Not sure what you're trying to guild around the cherry - but I second the idea that you might already have a workable "guild" of PNW natives.
If it's just about filling the space with happy, edible, mutually-supportive plants, I'd encourage you to do a survey (use
Gaia's Garden or a similar regionally-specific plant book), and discover just how many functions are already thriving there.
If you want to grow something very different from the PNW typical understory, like alkali-loving brassicas or something, you are probably looking at clearing a bed, or creating a
raised bed, to modify the existing soils.
(Bear in mind that part of what creates the acidic soil is the cool, rainy conditions - these promote a LOT of organic matter, and rinse away soluble alkaline salts. So if you want to grow Middle Eastern or European annuals, which evolved in less rain and chalkier soils, you will have a lot of work to do to modify and maintain a non-local soil profile. I generally have not done this on forest understory - I prefer to garden in already-disturbed soil, since it generally benefits more from the caretaker's attention.)
I no longer live in the part of the PNW where salal grows to problematic excess. I miss it. I really miss huckleberries. Swap you some cheatgrass and thistles, anytime.
I would definitely think twice about whether you can live with the salal, since disturbed ground often goes to Himalayan blackberries, thistle, and inedible invasives.
I'd much rather have the native berries.
Salal berries are edible but bland, ripe ones have a hint of nutmeg about them. Red hucks are edible but tart. Put them together, and you have some serious blueberry pie material. Black coastal (evergreen) hucks work in this mix too.
Salal is also popular with florists as decorative greenery. Used to be a market for it, Ernie remembers being paid for "brush-picking" as a kid. One of the 'forest products' you can harvest without felling trees.
My recollection of the gardens I helped tend as a kid, and as a renter in Portland, is that salal is an easy keeper (doesn't need coddling) in woody soils, but it doesn't aggressively invade lawns or cleared areas.
Once you have eliminated the running roots from the area you're trying to cultivate, it takes time for it to re-grow from the edges.
The most common landscape strategies use salal in large planting beds with clearly marked, smooth boundaries. Paths, mowed lawns, or other barriers separate native plantings (salal, iris, cedar etc) from introduced ornamentals or food plots.
I don't think some little introduced bulbs are going to have much effect on it, nor would I expect mulching to deter these well-adapted local plants.
I think of sheet mulching as most effective at surpressing mineral soil pioneer "weeds," by favoring woodland perennials over open-ground weedy invaders.
I would not expect mulch to work well as a strategy against forest understory rhizomes or root-creeping plants, they love those conditions.

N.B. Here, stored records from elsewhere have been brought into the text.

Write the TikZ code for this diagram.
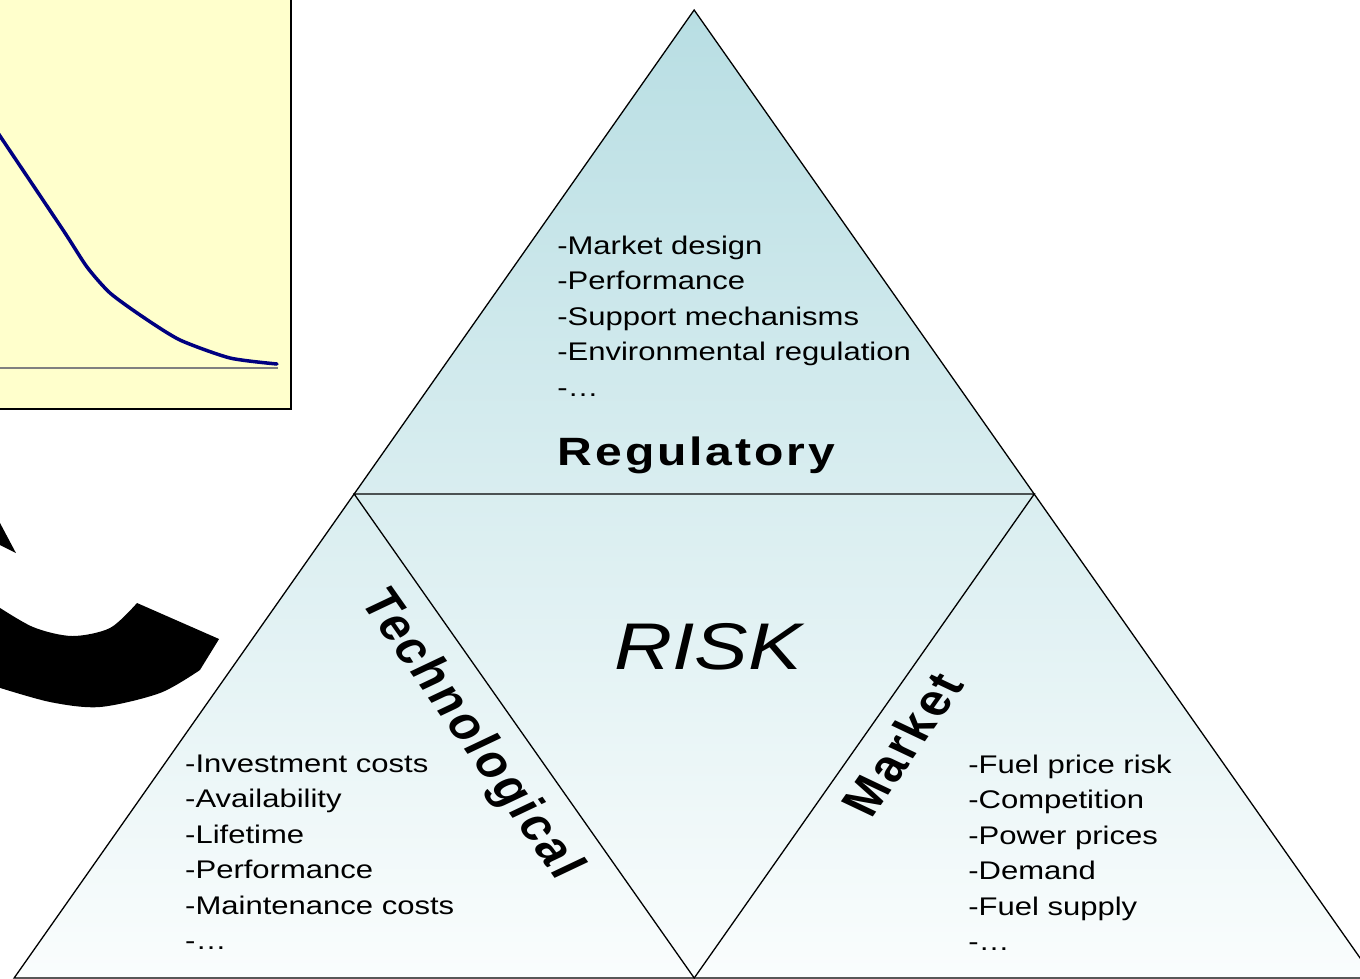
\documentclass[tikz,border=0pt]{standalone}
\usepackage{fontspec}
\setmainfont{Liberation Sans}
\newfontfamily\headfont[LetterSpace=6]{Liberation Sans}
\usetikzlibrary{calc}
\definecolor{risk-top}{RGB}{184,222,227}
\definecolor{risk-bottom}{RGB}{250,253,253}
\definecolor{chart-fill}{RGB}{255,255,204}
\definecolor{chart-curve}{RGB}{0,0,128}
\tikzset{
    item-list/.style = {anchor=base west, align=left, inner sep=0pt, font=\fontsize{25.5}{35.5}\selectfont},
    side-title/.style = {inner sep=0pt, font=\headfont\bfseries\fontsize{44}{52}\selectfont},
}

\begin{document}
\begin{tikzpicture}[x=1pt, y=-1pt, xscale=1.217, every node/.append style={transform shape}]
\useasboundingbox (0,0) rectangle (1117.5,978);
\clip (0,0) rectangle (1117.5,978);

% small chart in the corner
\draw[fill=chart-fill, line width=2pt] (-10,-10) rectangle (238.7,408.5);
\draw[gray, line width=2pt] (-5,368) -- (228.4,368);
\draw[chart-curve, line width=3.5pt, line join=round, line cap=round] plot[smooth, tension=0.4] coordinates {(-10,118) (0,136) (51.8,230) (71.5,267) (90.4,293) (117.5,317) (147.9,340) (189,358) (227.6,364)};

% big black C
\fill (-5,511.5) -- (13.1,553) -- (-5,542) -- cycle;
\fill plot[smooth] coordinates {(-5,604) (27.1,627) (59.2,636) (90.4,628) (112.6,603)}
    -- (180,639)
    -- plot[smooth] coordinates {(164.3,670) (131.5,693) (82.2,707) (41.1,702) (-5,686)} -- cycle;

% the risk triangle
\coordinate (apex) at (570.3,10);
\coordinate (base-l) at (11.6,978);
\coordinate (base-r) at (1129,978);
\coordinate (mid-l) at ($(apex)!0.5!(base-l)$);
\coordinate (mid-r) at ($(apex)!0.5!(base-r)$);
\coordinate (mid-b) at ($(base-l)!0.5!(base-r)$);
\shade[top color=risk-top, bottom color=risk-bottom] (base-l) -- (apex) -- (base-r) -- cycle;
\draw[line width=1.3pt] (base-l) -- (apex) -- (base-r) -- cycle;
\draw[line width=1.3pt] (mid-l) -- (mid-r) -- (mid-b) -- cycle;

% lists are placed by the baseline of their last line
\node[item-list] (reg-items) at (457.7,396) {-Market design\\-Performance\\-Support mechanisms\\-Environmental regulation\\-…};
\node[side-title, anchor=base, font=\headfont\bfseries\fontsize{39.5}{47}\selectfont] (reg-title) at (572.3,465) {Regulatory};
\node[anchor=base, inner sep=0pt, font=\itshape\fontsize{66}{79}\selectfont] (risk) at (581.8,669) {RISK};
\node[side-title, rotate=-60] (tech-title) at (386.2,735) {Technological};
\node[side-title, rotate=60] (market-title) at (741.2,744) {Market};
\node[item-list] (tech-items) at (152,949.5) {-Investment costs\\-Availability\\-Lifetime\\-Performance\\-Maintenance costs\\-…};
\node[item-list] (market-items) at (795.4,950.5) {-Fuel price risk\\-Competition\\-Power prices\\-Demand\\-Fuel supply\\-…};
\end{tikzpicture}
\end{document}
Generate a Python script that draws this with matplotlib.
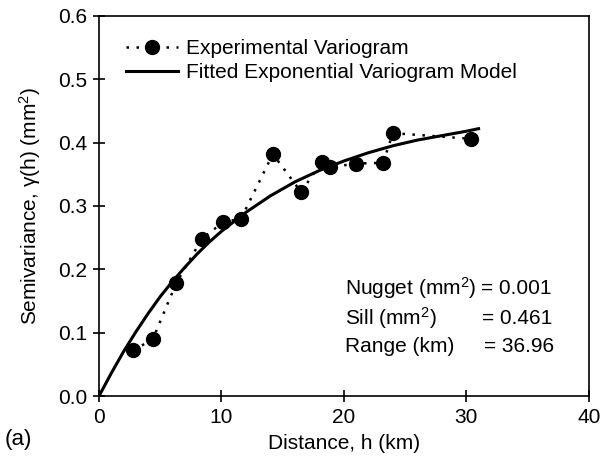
import matplotlib.pyplot as plt

plt.rcParams['font.family'] = ['Liberation Sans', 'DejaVu Sans']
plt.rcParams['mathtext.fontset'] = 'custom'
plt.rcParams['mathtext.rm'] = 'Liberation Sans'
plt.rcParams['mathtext.it'] = 'Liberation Sans:italic'
plt.rcParams['mathtext.default'] = 'regular'

# experimental variogram
lag_km = [2.8, 4.4, 6.3, 8.4, 10.1, 11.6, 14.2, 16.5, 18.2, 18.9, 21.0, 23.2, 24.0, 30.4]
semivar = [0.072, 0.090, 0.178, 0.248, 0.274, 0.280, 0.382, 0.322, 0.370, 0.361, 0.367, 0.368, 0.415, 0.406]

# fitted exponential model curve
model_x = [0, 1, 2, 3, 4, 5, 6, 7, 8, 9, 10, 12, 14, 16, 18, 20, 22, 24, 26, 28, 30, 31]
model_y = [0.0, 0.036, 0.070, 0.101, 0.130, 0.157, 0.181, 0.203, 0.224, 0.243, 0.260,
           0.290, 0.316, 0.338, 0.356, 0.371, 0.384, 0.395, 0.404, 0.411, 0.418, 0.422]

fig = plt.figure(figsize=(6.02, 4.68), dpi=100)
ax = fig.add_axes([0.1645, 0.1538, 0.8135, 0.8122])

fs = 15

ax.plot(lag_km, semivar, linestyle=(0, (1, 3)), color='black', lw=1.8,
        marker='o', markersize=10, label='Experimental Variogram', zorder=3)
ax.plot(model_x, model_y, color='black', lw=2.2,
        label='Fitted Exponential Variogram Model', zorder=2)

ax.set_xlim(0, 40)
ax.set_ylim(0, 0.6)
ax.set_xticks([0, 10, 20, 30, 40])
ax.set_yticks([0.0, 0.1, 0.2, 0.3, 0.4, 0.5, 0.6])
ax.set_yticklabels(['0.0', '0.1', '0.2', '0.3', '0.4', '0.5', '0.6'])
ax.tick_params(direction='inout', length=9, width=1.2, labelsize=fs, pad=4)
for s in ax.spines.values():
    s.set_linewidth(1.2)

ax.set_xlabel('Distance, h (km)', fontsize=fs, labelpad=5)
ax.set_ylabel('Semivariance, γ(h) (mm$^2$)', fontsize=fs, labelpad=11)

ax.legend(loc='upper left', bbox_to_anchor=(0.03, 0.972), frameon=False,
          fontsize=fs, handlelength=2.5, handletextpad=0.35, labelspacing=0.25,
          borderaxespad=0.2)

tx = 0.502
eq_x = 0.78
rows = [(0.283, 'Nugget (mm$^2$)', '= 0.001', 0.0),
        (0.205, 'Sill (mm$^2$)', '= 0.461', 0.003),
        (0.131, 'Range (km)', '= 36.96', 0.007)]
for yy, lab, val, dx in rows:
    ax.text(tx, yy, lab, transform=ax.transAxes, fontsize=fs, va='center')
    ax.text(eq_x + dx, yy, val, transform=ax.transAxes, fontsize=fs, va='center')

fig.text(0.008, 0.06, '(a)', fontsize=16, va='center', ha='left')

fig.savefig('out.png', dpi=100)
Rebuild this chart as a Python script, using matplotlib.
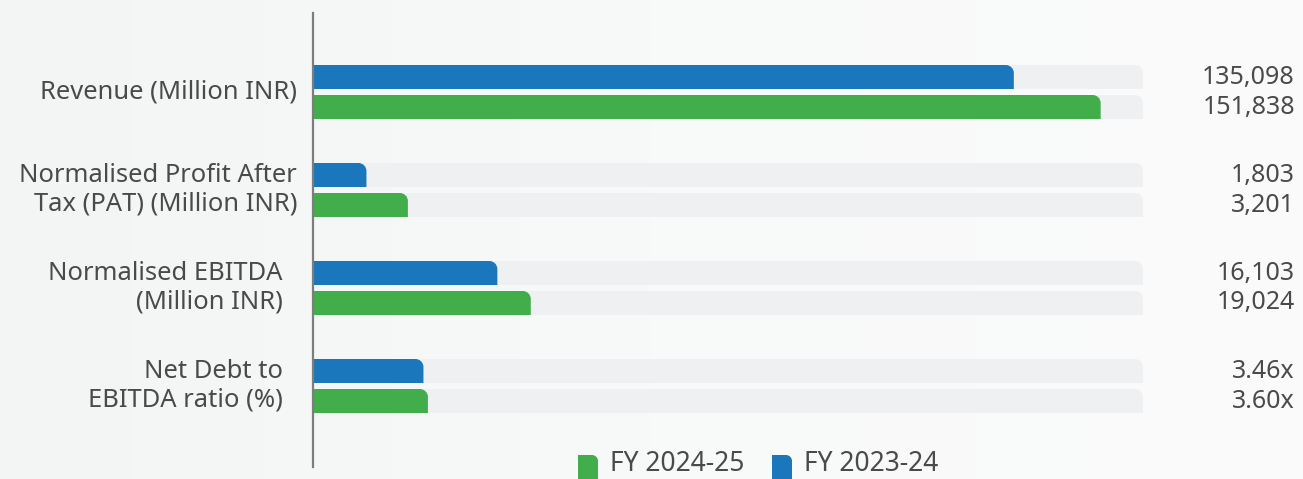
import matplotlib
matplotlib.use("Agg")
import matplotlib.pyplot as plt
import numpy as np
from matplotlib.path import Path
from matplotlib.patches import PathPatch
from matplotlib.colors import LinearSegmentedColormap

# ---- data ----
categories = [
    "Revenue (Million INR)",
    "Normalised Profit After\nTax (PAT) (Million INR)",
    "Normalised EBITDA\n(Million INR)",
    "Net Debt to\nEBITDA ratio (%)",
]
fy2024_25 = [151838, 3201, 19024, 3.60]
fy2023_24 = [135098, 1803, 16103, 3.46]
labels_2024_25 = ["151,838", "3,201", "19,024", "3.60x"]
labels_2023_24 = ["135,098", "1,803", "16,103", "3.46x"]
# full length of the grey track for each metric
track_max = [160000, 28000, 72500, 26.0]
series_names = ["FY 2024-25", "FY 2023-24"]

# ---- style ----
GREEN = "#41ae4b"
BLUE = "#1a77bc"
TRACK = "#eff0f2"
TEXT = "#4a4a4a"
FONT = "Noto Sans"
label_pad_px = [16, 16, 30, 30]

W, H, DPI = 1303, 479, 100
fig = plt.figure(figsize=(W / DPI, H / DPI), dpi=DPI)
fig.patch.set_facecolor("#f6f7f7")

# soft horizontal background shading
bg = fig.add_axes([0, 0, 1, 1], zorder=-10)
grad = np.linspace(0, 1, 256)[None, :]
cmap = LinearSegmentedColormap.from_list("bg", ["#f3f4f4", "#f8f9f9", "#fbfbfb"])
bg.imshow(grad, aspect="auto", cmap=cmap, extent=[0, 1, 0, 1])
bg.set_axis_off()

# main axes: x spans the track (0..1), y in category units
ax_left, ax_right = 313, 1143
ax_top, ax_bot = 13, 467
ax = fig.add_axes([ax_left / W, (H - ax_bot) / H,
                   (ax_right - ax_left) / W, (ax_bot - ax_top) / H])
ax.set_facecolor("none")
row_px = 98.0
ax.set_xlim(0, 1)
ax.set_ylim((ax_bot - 92) / row_px, (ax_top - 92) / row_px)  # inverted

px_x = (ax_right - ax_left) / 1.0
px_y = (ax_bot - ax_top) / abs(ax.get_ylim()[0] - ax.get_ylim()[1])

bar_h = 24 / row_px
offset = 15 / row_px
radius_px = 8


def top_round_bar(ax, width, yc, height, color, z):
    """Horizontal bar from x=0 with only its upper-right corner rounded."""
    rx = radius_px / px_x
    ry = radius_px / px_y
    rx = min(rx, width)
    x1 = width
    y_top = yc - height / 2
    y_bot = yc + height / 2
    k = 0.5523
    verts = [
        (0, y_bot), (x1, y_bot), (x1, y_top + ry),
        (x1, y_top + ry - k * ry), (x1 - rx + k * rx, y_top), (x1 - rx, y_top),
        (0, y_top), (0, y_bot),
    ]
    codes = [Path.MOVETO, Path.LINETO, Path.LINETO,
             Path.CURVE4, Path.CURVE4, Path.CURVE4,
             Path.LINETO, Path.CLOSEPOLY]
    ax.add_patch(PathPatch(Path(verts, codes), facecolor=color,
                           edgecolor="none", zorder=z))


for i, cat in enumerate(categories):
    for val, lab, dy, col in [(fy2023_24[i], labels_2023_24[i], -offset, BLUE),
                              (fy2024_25[i], labels_2024_25[i], offset, GREEN)]:
        yc = i + dy
        top_round_bar(ax, 1.0, yc, bar_h, TRACK, 1)
        top_round_bar(ax, val / track_max[i], yc, bar_h, col, 2)
        ax.text((1295 - ax_left) / px_x, yc, lab, ha="right", va="center",
                fontsize=18, color=TEXT, family=FONT)
    ax.text(-label_pad_px[i] / px_x, i, cat, ha="right", va="center",
            fontsize=18.4, color=TEXT, family=FONT, linespacing=1.18)

for s in ["top", "right", "bottom"]:
    ax.spines[s].set_visible(False)
ax.spines["left"].set_color("#7d7d7d")
ax.spines["left"].set_linewidth(1.6)
ax.set_xticks([])
ax.set_yticks([])

# legend along the bottom edge
leg = fig.add_axes([0, 0, 1, 1], zorder=5)
leg.set_xlim(0, W)
leg.set_ylim(H, 0)
leg.set_axis_off()


def legend_chip(x0, color):
    r = 6
    x1, y0, y1 = x0 + 20, 455, 482
    k = 0.5523
    verts = [(x0, y1), (x1, y1), (x1, y0 + r),
             (x1, y0 + r - k * r), (x1 - r + k * r, y0), (x1 - r, y0),
             (x0, y0), (x0, y1)]
    codes = [Path.MOVETO, Path.LINETO, Path.LINETO,
             Path.CURVE4, Path.CURVE4, Path.CURVE4,
             Path.LINETO, Path.CLOSEPOLY]
    leg.add_patch(PathPatch(Path(verts, codes), facecolor=color, edgecolor="none"))


for x0, col, name in [(578, GREEN, series_names[0]), (772, BLUE, series_names[1])]:
    legend_chip(x0, col)
    leg.text(x0 + 32, 478, name, ha="left", va="bottom", fontsize=19,
             color=TEXT, family=FONT)

fig.savefig("out.png", dpi=DPI, facecolor=fig.get_facecolor())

I have heard of battling rhizominous plants (like invasive Himalayan blackberry) using mulch as the sort of decorative touch to cover up a truly sadistic strategy (corn gluten and molasses to hot-ferment
compost all living residues, under a layer of light-excluding
cardboard or black plastic, mulch or bark chip on top mostly for looks).
My version of Pacific Northwest
permaculture would definitely include salal and huckleberries as parts of a guild.
And probably some
mushrooms, herbs, and edible flowers like wild ginger, violets, edible lilies if there's enough light.